Without including any pictures, write out the listing below exactly.
* start DATA EXTRACT *
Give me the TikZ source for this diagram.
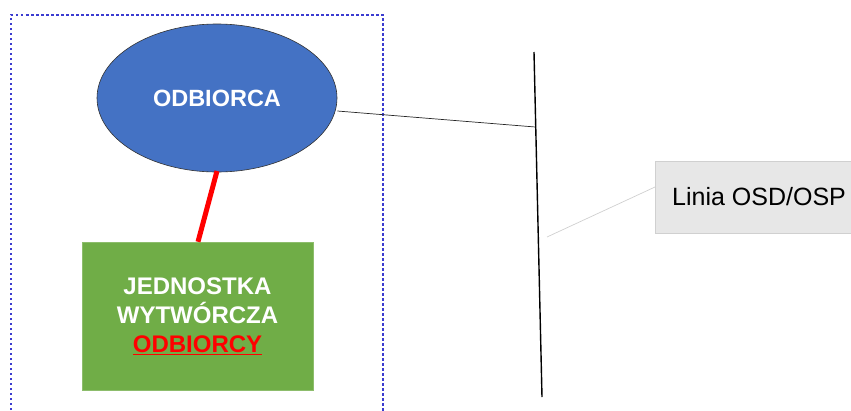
\documentclass[tikz,border=0pt]{standalone}
\usepackage{fontspec}
\setmainfont{Liberation Sans}
\usetikzlibrary{shapes.geometric}
\definecolor{boxblue}{HTML}{3C3CD0}
\definecolor{ellblue}{HTML}{4472C4}
\definecolor{gengreen}{HTML}{70AD47}
\definecolor{lblgray}{HTML}{E7E7E7}
\definecolor{lblborder}{HTML}{D0D0D0}
\tikzset{
  consumer/.style={ellipse, draw=black!80, line width=0.6pt, fill=ellblue, minimum width=240pt, minimum height=148pt, inner sep=0pt, text=white, font=\fontsize{23.5}{28}\selectfont\bfseries},
  genbox/.style={rectangle, draw=gengreen!80!white, fill=gengreen, minimum width=231pt, minimum height=148pt, inner sep=0pt, text=white, align=center, font=\fontsize{24}{29}\selectfont\bfseries},
  lblbox/.style={rectangle, draw=lblborder, fill=lblgray, minimum height=72pt, inner xsep=17pt, inner ysep=0pt, font=\fontsize{25}{28}\selectfont, anchor=west},
  zone/.style={draw=boxblue, line width=2.6pt, dash pattern=on 2.5pt off 2.5pt},
}
\begin{document}
\begin{tikzpicture}[x=1pt,y=-1pt]
\useasboundingbox (0,0) rectangle (851,410);
\draw[zone] (11,420) -- (11,15) -- (383,15) -- (383,420);
\node[consumer] (odb) at (217,98) {ODBIORCA};
\node[genbox] (gen) at (197.5,316) {JEDNOSTKA\\WYTWÓRCZA\\\textcolor{red}{\underline{ODBIORCY}}};
\coordinate (ltop) at (534,52);
\coordinate (lbot) at (542,397);
\draw[line width=1.4pt, black] (ltop) -- (lbot);
\coordinate (tap) at (535.3,127);
\draw[line width=0.7pt, black!85] (odb.east |- 0,111) -- (tap);
\draw[red, line width=5pt] (217,171) -- (gen.north -| 198,0);
\node[lblbox] (lbl) at (655,197) {Linia OSD/OSP};
\coordinate (cpt) at (547,237);
\draw[lblborder, line width=0.7pt] (lbl.west |- 0,187) -- (cpt);
\end{tikzpicture}
\end{document}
* end DATA EXTRACT *
RESPONSE FOR THIS EXERCISE:
Give me the TikZ source for this diagram.
\documentclass[tikz,border=0pt]{standalone}
\usepackage{fontspec}
\setmainfont{Liberation Sans}
\usetikzlibrary{shapes.geometric}
\definecolor{boxblue}{HTML}{3C3CD0}
\definecolor{ellblue}{HTML}{4472C4}
\definecolor{gengreen}{HTML}{70AD47}
\definecolor{lblgray}{HTML}{E7E7E7}
\definecolor{lblborder}{HTML}{D0D0D0}
\tikzset{
  consumer/.style={ellipse, draw=black!80, line width=0.6pt, fill=ellblue, minimum width=240pt, minimum height=148pt, inner sep=0pt, text=white, font=\fontsize{23.5}{28}\selectfont\bfseries},
  genbox/.style={rectangle, draw=gengreen!80!white, fill=gengreen, minimum width=231pt, minimum height=148pt, inner sep=0pt, text=white, align=center, font=\fontsize{24}{29}\selectfont\bfseries},
  lblbox/.style={rectangle, draw=lblborder, fill=lblgray, minimum height=72pt, inner xsep=17pt, inner ysep=0pt, font=\fontsize{25}{28}\selectfont, anchor=west},
  zone/.style={draw=boxblue, line width=2.6pt, dash pattern=on 2.5pt off 2.5pt},
}
\begin{document}
\begin{tikzpicture}[x=1pt,y=-1pt]
\useasboundingbox (0,0) rectangle (851,410);
\draw[zone] (11,420) -- (11,15) -- (383,15) -- (383,420);
\node[consumer] (odb) at (217,98) {ODBIORCA};
\node[genbox] (gen) at (197.5,316) {JEDNOSTKA\\WYTWÓRCZA\\\textcolor{red}{\underline{ODBIORCY}}};
\coordinate (ltop) at (534,52);
\coordinate (lbot) at (542,397);
\draw[line width=1.4pt, black] (ltop) -- (lbot);
\coordinate (tap) at (535.3,127);
\draw[line width=0.7pt, black!85] (odb.east |- 0,111) -- (tap);
\draw[red, line width=5pt] (217,171) -- (gen.north -| 198,0);
\node[lblbox] (lbl) at (655,197) {Linia OSD/OSP};
\coordinate (cpt) at (547,237);
\draw[lblborder, line width=0.7pt] (lbl.west |- 0,187) -- (cpt);
\end{tikzpicture}
\end{document}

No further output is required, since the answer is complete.